-- Requirements --
Word for word, quote all of the material, omitting the pictures.

+++++

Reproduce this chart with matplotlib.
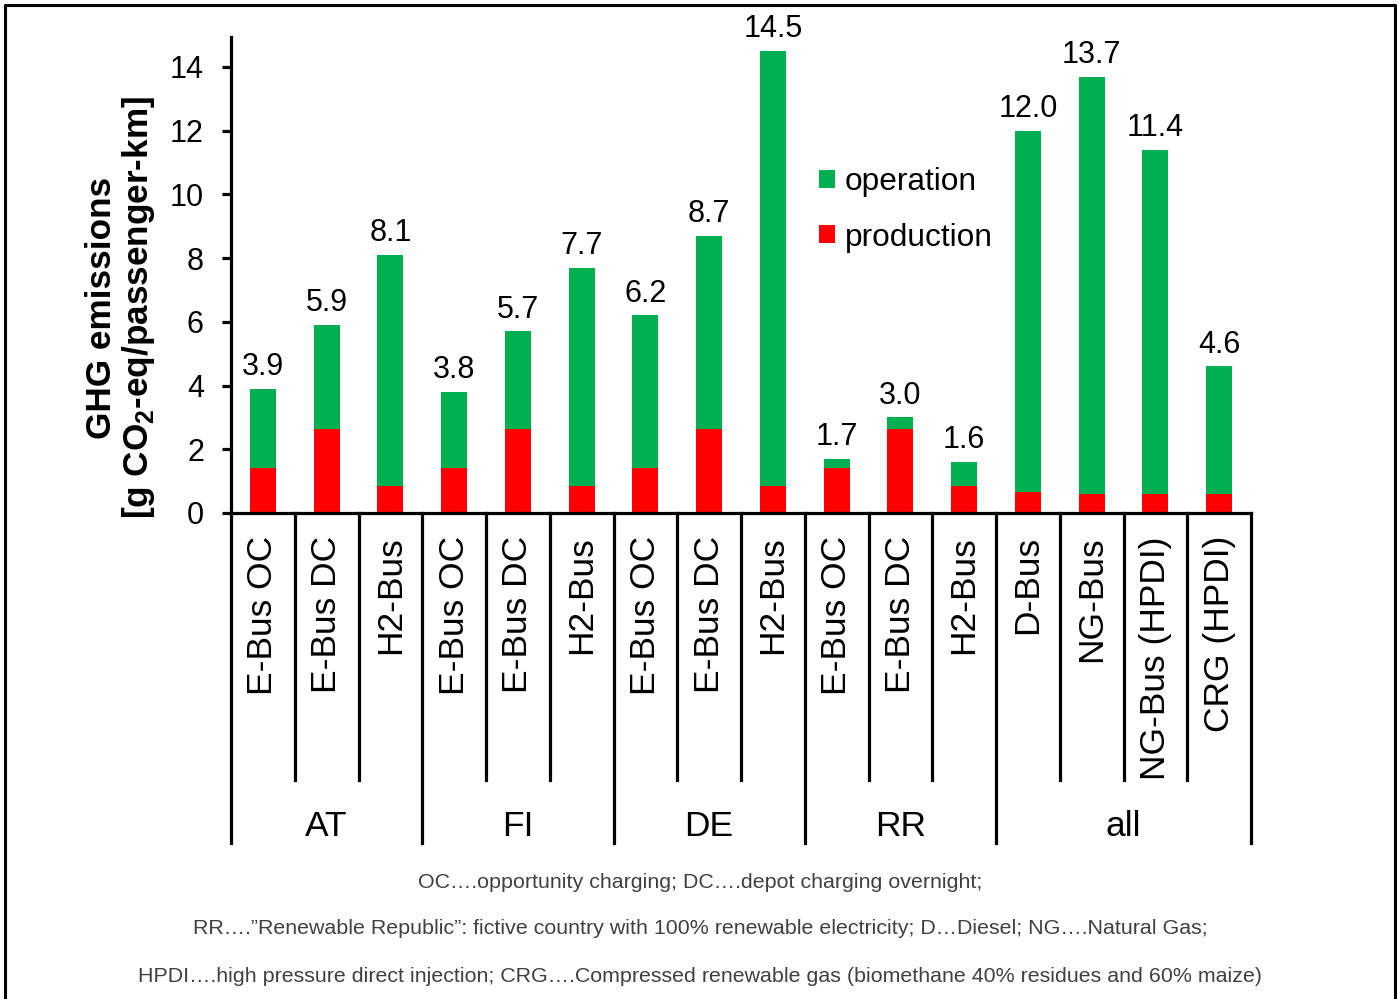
import numpy as np
import matplotlib
matplotlib.use("Agg")
import matplotlib.pyplot as plt
from matplotlib.patches import Patch
from matplotlib.lines import Line2D
import matplotlib.transforms as mtransforms

plt.rcParams["font.family"] = ["Liberation Sans", "DejaVu Sans"]
plt.rcParams["mathtext.fontset"] = "custom"
plt.rcParams["mathtext.rm"] = "Liberation Sans"
plt.rcParams["mathtext.bf"] = "Liberation Sans:bold"

# --- data -------------------------------------------------------------
categories = ["E-Bus OC", "E-Bus DC", "H2-Bus",
              "E-Bus OC", "E-Bus DC", "H2-Bus",
              "E-Bus OC", "E-Bus DC", "H2-Bus",
              "E-Bus OC", "E-Bus DC", "H2-Bus",
              "D-Bus", "NG-Bus", "NG-Bus (HPDI)", "CRG (HPDI)"]
groups = ["AT", "FI", "DE", "RR", "all"]
group_sizes = [3, 3, 3, 3, 4]

production = [1.40, 2.65, 0.85,
              1.40, 2.65, 0.85,
              1.40, 2.65, 0.85,
              1.40, 2.65, 0.85,
              0.65, 0.60, 0.60, 0.60]
operation = [2.50, 3.25, 7.25,
             2.40, 3.05, 6.85,
             4.80, 6.05, 13.65,
             0.30, 0.35, 0.75,
             11.35, 13.10, 10.80, 4.00]

series_labels = ["operation", "production"]
yticks = [0, 2, 4, 6, 8, 10, 12, 14]

footnotes = [
    "OC\u2026.opportunity charging; DC\u2026.depot charging overnight;",
    "RR\u2026.\u201dRenewable Republic\u201d: fictive country with 100% renewable electricity; D\u2026Diesel; NG\u2026.Natural Gas;",
    "HPDI\u2026.high pressure direct injection; CRG\u2026.Compressed renewable gas (biomethane 40% residues and 60% maize)",
]

GREEN = "#00B050"
RED = "#FF0000"

# --- figure -----------------------------------------------------------
W, H = 1399, 999
fig = plt.figure(figsize=(W / 100, H / 100), dpi=100)

ax_left, ax_right = 231, 1251
y0_px, ytop_px = 513, 37
ax = fig.add_axes([ax_left / W, (H - y0_px) / H,
                   (ax_right - ax_left) / W, (y0_px - ytop_px) / H])

n = len(categories)
x = np.arange(n)
prod = np.array(production)
oper = np.array(operation)
total = prod + oper

bw = 0.41
ax.bar(x, prod, width=bw, color=RED, edgecolor="none", zorder=2)
ax.bar(x, oper, width=bw, bottom=prod, color=GREEN, edgecolor="none", zorder=2)

for xi, t in zip(x, total):
    ax.annotate(f"{t:.1f}", (xi, t), xytext=(0, 10), textcoords="offset points",
                ha="center", va="baseline", fontsize=22)

ax.set_xlim(-0.5, n - 0.5)
ax.set_ylim(0, (y0_px - ytop_px) / ((y0_px - 67) / 14))
ax.set_yticks(yticks)
ax.set_yticklabels([str(v) for v in yticks], fontsize=22)
ax.set_xticks([])

for s in ["top", "right"]:
    ax.spines[s].set_visible(False)
for s in ["left", "bottom"]:
    ax.spines[s].set_linewidth(2.3)
ax.tick_params(axis="y", direction="out", length=6.5, width=2.3, pad=13)

# category labels and separators below the axis
trans = mtransforms.blended_transform_factory(ax.transData, ax.transAxes)
axh = y0_px - ytop_px
y_lab = -(536 - y0_px) / axh
y_short = -(780 - y0_px) / axh
y_long = -(843 - y0_px) / axh
y_group = -(826 - y0_px) / axh

for xi, lab in zip(x, categories):
    ax.text(xi, y_lab, lab, transform=trans, rotation=90,
            ha="center", va="top", fontsize=25.5)

bounds = np.concatenate([[0], np.cumsum(group_sizes)])
for b in range(n + 1):
    yb = y_long if b in bounds else y_short
    ax.add_line(Line2D([b - 0.5, b - 0.5], [0, yb], transform=trans,
                       color="black", lw=2.3, clip_on=False))

for g, lo, hi in zip(groups, bounds[:-1], bounds[1:]):
    ax.text((lo + hi - 1) / 2, y_group, g, transform=trans,
            ha="center", va="center", fontsize=25.5)

# y label
fig.text(121 / W, 1 - 308 / H,
         "GHG emissions\n[g CO$_{\\mathbf{2}}$-eq/passenger-km]",
         rotation=90, ha="center", va="center", fontsize=25.3,
         fontweight="bold", linespacing=1.05, multialignment="center")

# legend
handles = [Patch(facecolor=GREEN, edgecolor="none"),
           Patch(facecolor=RED, edgecolor="none")]
fig.legend(handles, series_labels, loc="upper left",
           bbox_to_anchor=(797 / W, 1 - 145 / H), frameon=False,
           fontsize=22.8, handlelength=0.5, handleheight=0.5,
           handletextpad=0.3, labelspacing=0.8, borderpad=0.2)

# footnotes
for yy, txt in zip([882, 929, 977], footnotes):
    fig.text(700 / W, 1 - yy / H, txt, ha="center", va="center",
             fontsize=15.4, color="#404040")

# outer frame (left, top, right)
fig.add_artist(Line2D([5 / W, 5 / W, 1395 / W, 1395 / W],
                      [0, 1 - 5 / H, 1 - 5 / H, 0],
                      transform=fig.transFigure, color="black", lw=2.2))

fig.savefig("out.png", dpi=100)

+++++

-- Task output --
Reproduce this chart with matplotlib.
import numpy as np
import matplotlib
matplotlib.use("Agg")
import matplotlib.pyplot as plt
from matplotlib.patches import Patch
from matplotlib.lines import Line2D
import matplotlib.transforms as mtransforms

plt.rcParams["font.family"] = ["Liberation Sans", "DejaVu Sans"]
plt.rcParams["mathtext.fontset"] = "custom"
plt.rcParams["mathtext.rm"] = "Liberation Sans"
plt.rcParams["mathtext.bf"] = "Liberation Sans:bold"

# --- data -------------------------------------------------------------
categories = ["E-Bus OC", "E-Bus DC", "H2-Bus",
              "E-Bus OC", "E-Bus DC", "H2-Bus",
              "E-Bus OC", "E-Bus DC", "H2-Bus",
              "E-Bus OC", "E-Bus DC", "H2-Bus",
              "D-Bus", "NG-Bus", "NG-Bus (HPDI)", "CRG (HPDI)"]
groups = ["AT", "FI", "DE", "RR", "all"]
group_sizes = [3, 3, 3, 3, 4]

production = [1.40, 2.65, 0.85,
              1.40, 2.65, 0.85,
              1.40, 2.65, 0.85,
              1.40, 2.65, 0.85,
              0.65, 0.60, 0.60, 0.60]
operation = [2.50, 3.25, 7.25,
             2.40, 3.05, 6.85,
             4.80, 6.05, 13.65,
             0.30, 0.35, 0.75,
             11.35, 13.10, 10.80, 4.00]

series_labels = ["operation", "production"]
yticks = [0, 2, 4, 6, 8, 10, 12, 14]

footnotes = [
    "OC\u2026.opportunity charging; DC\u2026.depot charging overnight;",
    "RR\u2026.\u201dRenewable Republic\u201d: fictive country with 100% renewable electricity; D\u2026Diesel; NG\u2026.Natural Gas;",
    "HPDI\u2026.high pressure direct injection; CRG\u2026.Compressed renewable gas (biomethane 40% residues and 60% maize)",
]

GREEN = "#00B050"
RED = "#FF0000"

# --- figure -----------------------------------------------------------
W, H = 1399, 999
fig = plt.figure(figsize=(W / 100, H / 100), dpi=100)

ax_left, ax_right = 231, 1251
y0_px, ytop_px = 513, 37
ax = fig.add_axes([ax_left / W, (H - y0_px) / H,
                   (ax_right - ax_left) / W, (y0_px - ytop_px) / H])

n = len(categories)
x = np.arange(n)
prod = np.array(production)
oper = np.array(operation)
total = prod + oper

bw = 0.41
ax.bar(x, prod, width=bw, color=RED, edgecolor="none", zorder=2)
ax.bar(x, oper, width=bw, bottom=prod, color=GREEN, edgecolor="none", zorder=2)

for xi, t in zip(x, total):
    ax.annotate(f"{t:.1f}", (xi, t), xytext=(0, 10), textcoords="offset points",
                ha="center", va="baseline", fontsize=22)

ax.set_xlim(-0.5, n - 0.5)
ax.set_ylim(0, (y0_px - ytop_px) / ((y0_px - 67) / 14))
ax.set_yticks(yticks)
ax.set_yticklabels([str(v) for v in yticks], fontsize=22)
ax.set_xticks([])

for s in ["top", "right"]:
    ax.spines[s].set_visible(False)
for s in ["left", "bottom"]:
    ax.spines[s].set_linewidth(2.3)
ax.tick_params(axis="y", direction="out", length=6.5, width=2.3, pad=13)

# category labels and separators below the axis
trans = mtransforms.blended_transform_factory(ax.transData, ax.transAxes)
axh = y0_px - ytop_px
y_lab = -(536 - y0_px) / axh
y_short = -(780 - y0_px) / axh
y_long = -(843 - y0_px) / axh
y_group = -(826 - y0_px) / axh

for xi, lab in zip(x, categories):
    ax.text(xi, y_lab, lab, transform=trans, rotation=90,
            ha="center", va="top", fontsize=25.5)

bounds = np.concatenate([[0], np.cumsum(group_sizes)])
for b in range(n + 1):
    yb = y_long if b in bounds else y_short
    ax.add_line(Line2D([b - 0.5, b - 0.5], [0, yb], transform=trans,
                       color="black", lw=2.3, clip_on=False))

for g, lo, hi in zip(groups, bounds[:-1], bounds[1:]):
    ax.text((lo + hi - 1) / 2, y_group, g, transform=trans,
            ha="center", va="center", fontsize=25.5)

# y label
fig.text(121 / W, 1 - 308 / H,
         "GHG emissions\n[g CO$_{\\mathbf{2}}$-eq/passenger-km]",
         rotation=90, ha="center", va="center", fontsize=25.3,
         fontweight="bold", linespacing=1.05, multialignment="center")

# legend
handles = [Patch(facecolor=GREEN, edgecolor="none"),
           Patch(facecolor=RED, edgecolor="none")]
fig.legend(handles, series_labels, loc="upper left",
           bbox_to_anchor=(797 / W, 1 - 145 / H), frameon=False,
           fontsize=22.8, handlelength=0.5, handleheight=0.5,
           handletextpad=0.3, labelspacing=0.8, borderpad=0.2)

# footnotes
for yy, txt in zip([882, 929, 977], footnotes):
    fig.text(700 / W, 1 - yy / H, txt, ha="center", va="center",
             fontsize=15.4, color="#404040")

# outer frame (left, top, right)
fig.add_artist(Line2D([5 / W, 5 / W, 1395 / W, 1395 / W],
                      [0, 1 - 5 / H, 1 - 5 / H, 0],
                      transform=fig.transFigure, color="black", lw=2.2))

fig.savefig("out.png", dpi=100)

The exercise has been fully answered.